__EXERCISE BRIEF__
Only the number is needed: how many lines contain the word "that"?

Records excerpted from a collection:
* * * * * * * * *

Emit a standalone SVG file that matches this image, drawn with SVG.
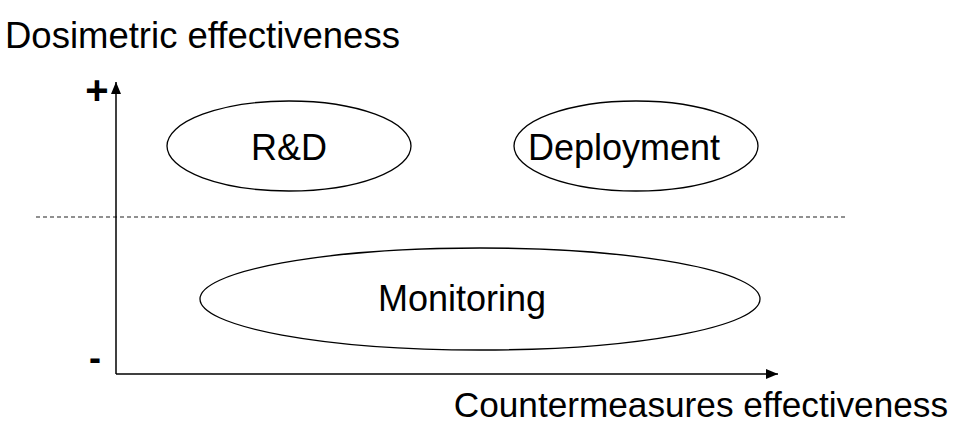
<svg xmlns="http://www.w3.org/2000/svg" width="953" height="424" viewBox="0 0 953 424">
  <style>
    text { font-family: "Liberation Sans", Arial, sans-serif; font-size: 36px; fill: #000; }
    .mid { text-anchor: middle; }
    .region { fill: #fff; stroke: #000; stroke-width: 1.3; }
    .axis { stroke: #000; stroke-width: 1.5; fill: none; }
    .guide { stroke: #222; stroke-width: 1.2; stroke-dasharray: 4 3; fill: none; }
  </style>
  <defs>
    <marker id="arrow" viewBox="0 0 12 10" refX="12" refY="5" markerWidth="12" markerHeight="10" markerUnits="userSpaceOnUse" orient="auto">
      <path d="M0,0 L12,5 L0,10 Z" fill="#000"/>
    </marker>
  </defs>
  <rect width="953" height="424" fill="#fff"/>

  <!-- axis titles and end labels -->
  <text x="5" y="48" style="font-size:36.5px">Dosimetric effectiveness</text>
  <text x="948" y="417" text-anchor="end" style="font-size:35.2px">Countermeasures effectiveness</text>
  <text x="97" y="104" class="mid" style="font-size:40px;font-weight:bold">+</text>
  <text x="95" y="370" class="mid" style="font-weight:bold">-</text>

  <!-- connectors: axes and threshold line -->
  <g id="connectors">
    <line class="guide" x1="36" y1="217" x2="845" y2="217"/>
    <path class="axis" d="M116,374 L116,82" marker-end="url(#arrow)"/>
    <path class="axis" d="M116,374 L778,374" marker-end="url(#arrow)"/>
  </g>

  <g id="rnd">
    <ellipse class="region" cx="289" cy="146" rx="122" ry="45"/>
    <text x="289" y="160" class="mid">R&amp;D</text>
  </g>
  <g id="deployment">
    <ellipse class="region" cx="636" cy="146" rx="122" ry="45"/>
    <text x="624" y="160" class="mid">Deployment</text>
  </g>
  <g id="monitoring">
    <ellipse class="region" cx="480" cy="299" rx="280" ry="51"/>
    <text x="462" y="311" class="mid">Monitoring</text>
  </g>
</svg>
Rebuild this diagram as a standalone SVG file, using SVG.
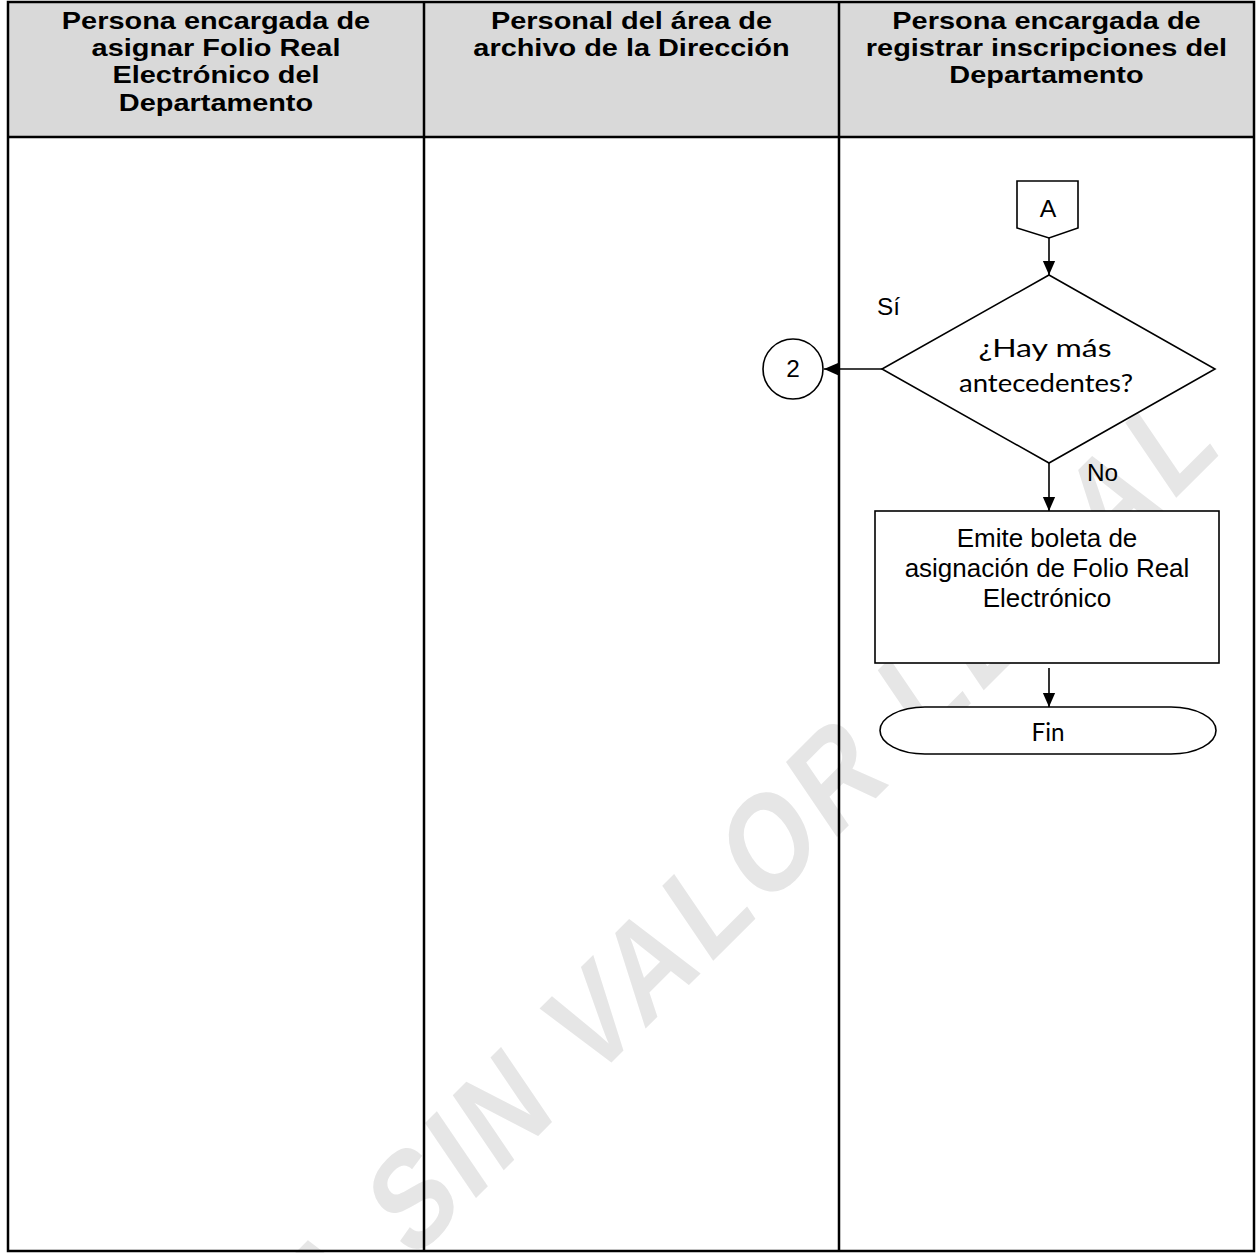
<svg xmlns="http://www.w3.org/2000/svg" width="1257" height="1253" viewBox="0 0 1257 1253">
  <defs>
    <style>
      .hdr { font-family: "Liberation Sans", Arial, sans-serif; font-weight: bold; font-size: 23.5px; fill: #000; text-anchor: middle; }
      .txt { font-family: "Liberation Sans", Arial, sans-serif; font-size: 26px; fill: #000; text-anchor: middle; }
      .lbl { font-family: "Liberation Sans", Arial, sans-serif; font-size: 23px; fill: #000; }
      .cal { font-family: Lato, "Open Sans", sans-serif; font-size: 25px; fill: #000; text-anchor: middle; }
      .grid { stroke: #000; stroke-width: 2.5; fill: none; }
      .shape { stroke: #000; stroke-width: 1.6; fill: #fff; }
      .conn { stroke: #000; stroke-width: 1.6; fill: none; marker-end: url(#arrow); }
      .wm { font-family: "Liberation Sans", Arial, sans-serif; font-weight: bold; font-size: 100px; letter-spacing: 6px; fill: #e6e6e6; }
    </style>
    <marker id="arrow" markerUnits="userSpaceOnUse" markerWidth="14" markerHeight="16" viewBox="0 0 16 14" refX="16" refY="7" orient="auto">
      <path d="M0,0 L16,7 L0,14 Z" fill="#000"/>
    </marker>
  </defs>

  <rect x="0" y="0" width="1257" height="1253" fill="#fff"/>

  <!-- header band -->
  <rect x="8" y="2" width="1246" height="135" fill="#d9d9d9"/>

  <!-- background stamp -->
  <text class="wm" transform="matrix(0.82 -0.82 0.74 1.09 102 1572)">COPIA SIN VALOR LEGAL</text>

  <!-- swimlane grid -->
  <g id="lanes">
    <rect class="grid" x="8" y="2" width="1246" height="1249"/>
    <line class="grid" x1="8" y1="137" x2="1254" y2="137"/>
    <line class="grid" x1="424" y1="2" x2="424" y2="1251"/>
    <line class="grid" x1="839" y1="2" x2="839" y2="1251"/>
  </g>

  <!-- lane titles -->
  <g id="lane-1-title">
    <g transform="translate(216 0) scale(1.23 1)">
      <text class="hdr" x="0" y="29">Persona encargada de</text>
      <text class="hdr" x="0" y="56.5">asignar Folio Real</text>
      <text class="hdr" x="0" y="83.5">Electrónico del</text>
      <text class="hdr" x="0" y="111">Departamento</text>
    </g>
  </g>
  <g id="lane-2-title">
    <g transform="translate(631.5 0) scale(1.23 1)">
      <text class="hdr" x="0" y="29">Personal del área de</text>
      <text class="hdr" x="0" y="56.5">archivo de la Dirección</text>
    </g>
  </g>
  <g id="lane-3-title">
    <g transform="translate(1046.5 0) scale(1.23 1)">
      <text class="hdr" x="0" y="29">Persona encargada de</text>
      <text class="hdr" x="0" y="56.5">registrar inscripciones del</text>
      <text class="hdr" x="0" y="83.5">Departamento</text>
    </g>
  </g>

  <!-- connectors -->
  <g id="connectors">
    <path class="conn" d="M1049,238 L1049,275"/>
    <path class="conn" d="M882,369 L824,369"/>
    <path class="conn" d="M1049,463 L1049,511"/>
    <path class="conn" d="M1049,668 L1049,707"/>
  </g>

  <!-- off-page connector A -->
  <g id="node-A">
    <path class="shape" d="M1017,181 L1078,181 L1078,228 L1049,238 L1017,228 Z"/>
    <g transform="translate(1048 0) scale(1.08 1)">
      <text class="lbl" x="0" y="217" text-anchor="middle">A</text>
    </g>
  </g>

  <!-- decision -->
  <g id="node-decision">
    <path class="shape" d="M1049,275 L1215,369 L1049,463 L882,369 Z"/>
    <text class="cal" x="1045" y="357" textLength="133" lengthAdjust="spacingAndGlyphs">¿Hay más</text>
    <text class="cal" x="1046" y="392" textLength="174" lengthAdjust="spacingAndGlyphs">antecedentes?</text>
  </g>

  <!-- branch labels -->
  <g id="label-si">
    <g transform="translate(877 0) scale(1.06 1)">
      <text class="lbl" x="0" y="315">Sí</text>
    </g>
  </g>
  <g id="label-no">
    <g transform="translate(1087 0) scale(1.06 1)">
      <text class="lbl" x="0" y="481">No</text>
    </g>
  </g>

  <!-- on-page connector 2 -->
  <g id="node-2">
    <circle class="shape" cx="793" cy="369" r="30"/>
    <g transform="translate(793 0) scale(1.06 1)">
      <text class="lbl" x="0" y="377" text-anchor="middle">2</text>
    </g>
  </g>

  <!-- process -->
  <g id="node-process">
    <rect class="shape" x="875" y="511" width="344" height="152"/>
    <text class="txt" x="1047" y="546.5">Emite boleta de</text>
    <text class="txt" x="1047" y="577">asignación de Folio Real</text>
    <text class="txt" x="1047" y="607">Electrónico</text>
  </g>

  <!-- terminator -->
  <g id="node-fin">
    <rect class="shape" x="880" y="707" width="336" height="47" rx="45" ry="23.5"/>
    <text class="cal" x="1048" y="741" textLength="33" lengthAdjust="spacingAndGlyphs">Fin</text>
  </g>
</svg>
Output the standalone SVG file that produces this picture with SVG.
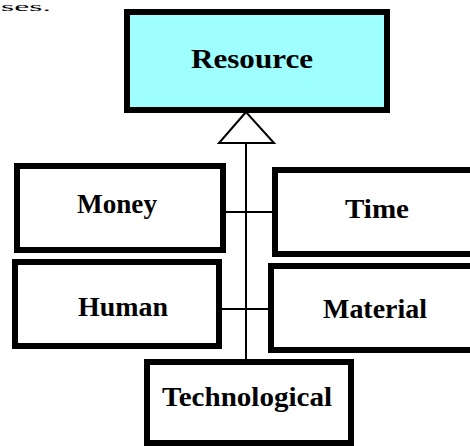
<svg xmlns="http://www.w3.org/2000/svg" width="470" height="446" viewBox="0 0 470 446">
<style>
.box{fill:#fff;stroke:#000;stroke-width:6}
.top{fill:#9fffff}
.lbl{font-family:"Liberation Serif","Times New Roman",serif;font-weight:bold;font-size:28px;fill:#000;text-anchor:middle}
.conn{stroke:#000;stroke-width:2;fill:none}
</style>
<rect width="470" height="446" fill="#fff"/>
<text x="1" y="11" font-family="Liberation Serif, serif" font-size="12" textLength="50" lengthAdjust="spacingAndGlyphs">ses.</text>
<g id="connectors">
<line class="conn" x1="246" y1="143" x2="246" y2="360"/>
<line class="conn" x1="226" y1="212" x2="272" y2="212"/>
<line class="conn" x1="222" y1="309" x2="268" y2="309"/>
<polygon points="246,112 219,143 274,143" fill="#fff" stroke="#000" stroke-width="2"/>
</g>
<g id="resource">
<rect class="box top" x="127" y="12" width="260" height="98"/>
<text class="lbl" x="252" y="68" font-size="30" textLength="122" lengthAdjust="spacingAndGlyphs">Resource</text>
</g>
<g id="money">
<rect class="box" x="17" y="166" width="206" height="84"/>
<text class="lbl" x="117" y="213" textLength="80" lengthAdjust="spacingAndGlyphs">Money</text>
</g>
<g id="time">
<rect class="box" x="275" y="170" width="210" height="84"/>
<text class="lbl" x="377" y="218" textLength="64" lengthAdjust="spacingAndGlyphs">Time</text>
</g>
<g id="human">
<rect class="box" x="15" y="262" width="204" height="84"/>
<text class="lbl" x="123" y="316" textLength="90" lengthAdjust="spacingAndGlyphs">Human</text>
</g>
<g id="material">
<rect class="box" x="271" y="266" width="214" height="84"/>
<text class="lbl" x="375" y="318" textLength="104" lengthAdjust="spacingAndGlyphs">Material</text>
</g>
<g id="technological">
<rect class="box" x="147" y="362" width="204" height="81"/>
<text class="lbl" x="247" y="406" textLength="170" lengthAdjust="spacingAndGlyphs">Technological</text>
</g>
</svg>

* * * * * * * * *

__THE RESULT__
2